Why pay Amazon a cost per click, on top of the 10-15% sale commission, on top of the monthly fee? Well, its herd mentality; if you don’t, others will. And those others will have an advantage over you which, over time, will become harder to claw back. As much as it might pain you to pay Amazon more, effective strategies should pay for themselves in sales increases.

Amazon is all about relevance and conversion. The more a single ASIN (product listing) gets found and converts to a sale, the more Amazon’s algorithm thinks “that’s cool, let’s boost it in search a bit more and see if the trend continues”. Amazon wants a good buyer experience. If the buyer is buying, Amazon wants that to continue and grow. The seller is rewarded as an afterthought with more sales.

But a new listing on Amazon is an unknown to the algorithms that match it to search queries. Amazon doesn’t want to take a risk with an unknown, when it has known performers already converting on those keywords. Why would it? It’s focused on the buyers.

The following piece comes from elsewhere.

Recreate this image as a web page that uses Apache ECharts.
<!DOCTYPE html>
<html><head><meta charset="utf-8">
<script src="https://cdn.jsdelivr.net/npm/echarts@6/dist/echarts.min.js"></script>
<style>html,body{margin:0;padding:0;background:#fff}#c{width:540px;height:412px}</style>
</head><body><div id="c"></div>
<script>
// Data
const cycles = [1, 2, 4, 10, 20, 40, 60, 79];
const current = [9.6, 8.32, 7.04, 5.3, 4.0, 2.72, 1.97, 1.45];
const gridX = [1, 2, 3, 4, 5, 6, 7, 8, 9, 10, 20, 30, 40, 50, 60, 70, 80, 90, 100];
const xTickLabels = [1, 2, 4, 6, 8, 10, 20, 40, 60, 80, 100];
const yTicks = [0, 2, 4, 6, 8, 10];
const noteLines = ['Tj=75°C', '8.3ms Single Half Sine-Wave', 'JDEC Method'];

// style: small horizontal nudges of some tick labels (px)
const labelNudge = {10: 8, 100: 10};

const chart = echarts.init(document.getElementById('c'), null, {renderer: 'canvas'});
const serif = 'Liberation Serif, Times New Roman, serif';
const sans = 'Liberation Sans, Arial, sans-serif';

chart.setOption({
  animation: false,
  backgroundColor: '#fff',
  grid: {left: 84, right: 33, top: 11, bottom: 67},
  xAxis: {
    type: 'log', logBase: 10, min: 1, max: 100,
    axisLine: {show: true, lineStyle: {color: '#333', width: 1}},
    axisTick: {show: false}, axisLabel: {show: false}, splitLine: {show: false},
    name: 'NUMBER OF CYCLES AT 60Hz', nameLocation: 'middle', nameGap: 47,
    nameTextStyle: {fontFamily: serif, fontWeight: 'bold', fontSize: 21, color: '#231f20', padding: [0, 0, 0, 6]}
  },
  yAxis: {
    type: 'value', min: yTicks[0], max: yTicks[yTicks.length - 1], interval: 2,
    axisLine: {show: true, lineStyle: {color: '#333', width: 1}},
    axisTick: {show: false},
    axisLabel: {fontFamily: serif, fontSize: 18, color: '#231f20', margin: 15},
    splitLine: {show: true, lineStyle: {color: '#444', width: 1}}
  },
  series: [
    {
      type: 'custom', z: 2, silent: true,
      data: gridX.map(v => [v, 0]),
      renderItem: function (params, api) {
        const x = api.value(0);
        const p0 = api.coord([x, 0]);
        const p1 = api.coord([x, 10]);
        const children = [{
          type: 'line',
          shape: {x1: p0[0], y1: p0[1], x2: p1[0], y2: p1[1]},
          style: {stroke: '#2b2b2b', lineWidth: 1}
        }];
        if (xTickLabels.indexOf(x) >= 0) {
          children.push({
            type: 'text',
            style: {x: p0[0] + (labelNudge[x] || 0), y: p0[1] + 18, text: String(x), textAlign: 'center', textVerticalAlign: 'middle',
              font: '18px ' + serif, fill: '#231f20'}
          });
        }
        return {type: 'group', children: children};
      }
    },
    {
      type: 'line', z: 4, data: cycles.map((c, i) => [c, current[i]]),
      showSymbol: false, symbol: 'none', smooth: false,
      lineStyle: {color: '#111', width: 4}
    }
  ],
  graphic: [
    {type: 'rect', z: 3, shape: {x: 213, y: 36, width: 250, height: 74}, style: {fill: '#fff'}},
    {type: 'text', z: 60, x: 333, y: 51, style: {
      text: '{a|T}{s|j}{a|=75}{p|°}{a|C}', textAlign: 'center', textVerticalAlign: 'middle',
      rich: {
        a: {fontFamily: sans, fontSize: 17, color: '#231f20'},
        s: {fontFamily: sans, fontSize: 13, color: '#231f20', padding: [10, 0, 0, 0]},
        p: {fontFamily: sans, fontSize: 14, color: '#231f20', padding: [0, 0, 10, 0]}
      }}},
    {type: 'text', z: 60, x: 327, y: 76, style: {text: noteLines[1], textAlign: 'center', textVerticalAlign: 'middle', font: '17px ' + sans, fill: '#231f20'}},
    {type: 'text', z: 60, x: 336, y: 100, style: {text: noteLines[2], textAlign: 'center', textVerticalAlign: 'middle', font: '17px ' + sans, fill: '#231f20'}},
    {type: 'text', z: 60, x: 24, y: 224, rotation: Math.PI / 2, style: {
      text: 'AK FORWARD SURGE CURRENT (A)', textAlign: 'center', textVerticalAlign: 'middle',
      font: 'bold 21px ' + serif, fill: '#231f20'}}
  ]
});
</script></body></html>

If you’re launching a product or brand new to Amazon, you’re starting behind. With this in mind, Sponsored Product Ads allows you to adopt a combination of many strategies:

New Products in need of a boost. These products are in a catch 22 situation – they need to be found to convert and they need conversions in order to be boosted in ranking to be found. If you leave these listings to grow organically… good luck. You may be waiting a long while to sell. Depending on your overhead costs, a waiting game may be fine… or it may be a cost you need to balance against budget to market these products with PPC. By boosting them, you’re jumping the queue. You’re using that annoying ‘fast lane’ at the airport that others begrudgingly wish they could or should have used to get ahead of the pack. Once you gain some history on the listing, you can tone down the campaign spend and ride the wave of organic history you’ve built off the back.

Old dying products. If those products didn’t sell well historically, they won’t sell very well now either. You can drop prices, but that is not always a possible strategy for Brands who need price establishments or to keep their wholesale department happy. You can avoid a race to the bottom and simply try to artificially increase the prominence of the product. No guarantee it will convert, as that’s where your EBC needs to be solid, but at least it being found more.

Analysis and optimisation. A lot of sellers miss this surprisingly. We never thought it would be a valued part of our service, but hey-ho, allow me to share something to both sellers and our competitors alike. Campaigns have reports. In those reports, you can see exactly what your buyers are searching for, and how you’re being found. If you are converting a high amount of sellers on your “Tom Cruise anti-ageing space lord cream”, but you don’t even mention ‘Tom Cruise’ in your search terms, you’re engaging in risky business. Why wouldn’t you want core search terms you’re paying for embedded in your organic optimisations of the listing! Many digital marketing agencies never think this far ahead, or lack access and experience to update your listings with this important relevant information. We have you fully covered in all areas.

Competitor targeting. Everyone is targeting Brands and specific models from Brands to bring buyers to their items. You can directly compete with competitors on very detailed phrases or terms.

At this point, many Amazon sellers might think that’s it. Nope. Grab a coffee or tea or whiskey because we still have more to discuss, and more celebrities to poke.

The next big one on the list is new – Sponsored Brand Ads. You likely are starting to see these more and more on Amazon while you order those Nespresso capsules for next day delivery. When you enter in a search, at times you’ll see a little banner appear below the search bar. That’s what we’re talking about.

There are loads of things we can do here, but lets cover a few top strategies:

Brand protection. Wait, what? Yes, Brand protection. Despite the stories, you can leverage Amazon’s own tools and system to protect your name there. There are a number of brands already doing this. Its simple; build a Branded storefront landing page, herd a campaign focused on your Brand name and any variations around it, like key model names, point the campaign to the Branded landing page and set your budget and spend. Now, any buyer who enters your Brand will see your banner appear below and be guided to your Branded page where you can reinforce your company culture, highlight top sellers, new products or combinations of both. No one else can do this, because you registered your trademarked Brand with Amazon. You just gained control over your name and being searched for on Amazon in a big way.

Amazon Stores. Just like the old school world wide web, Amazon allows you to create small landing pages with specific targets. These might be promoting a big Summer sale or showcasing a brand-new range of products. Or they may be to highlight a big sale for older season stock. And all the variations on this theme in between.

Attacking competitors. Simply put – a buyer searched for something on a competitor term, and you pop up on-screen with your version.

But wait, there’s more. Like a rash that won’t fade, Amazon’s marketing tools give you one more way to burn more money for itchy traffic – Display Ads.

As the name suggests, you’re likely doing one of two things:

You’re plugging a little advertisement on a competitor listing. If you sell Arnold Schwarzenegger gym socks, unfortunately you cannot target Sylvester Stallone’s gym socks directly. But by associating the types of terms you are competing against, you can cast a wide but loose net against competitors. I’m sure you can smell the value here.

Cross-sell against yourself. If you have a large range of similar items, or many complimentary items that don’t neatly fold into bundles, kits or variation listings, cross-selling them is a legitimate ongoing exercise.

I guess at this point its profoundly simple – Amazon are creating their own mini internet entirely focused on driving a buyer to a product. Sellers have a growing range of tools, strategies and ideas to stay competitive in the vast landscape of traffic.

As a Brand, to protect and manage your image, these tools are your weapons. After all – if you don’t, others will.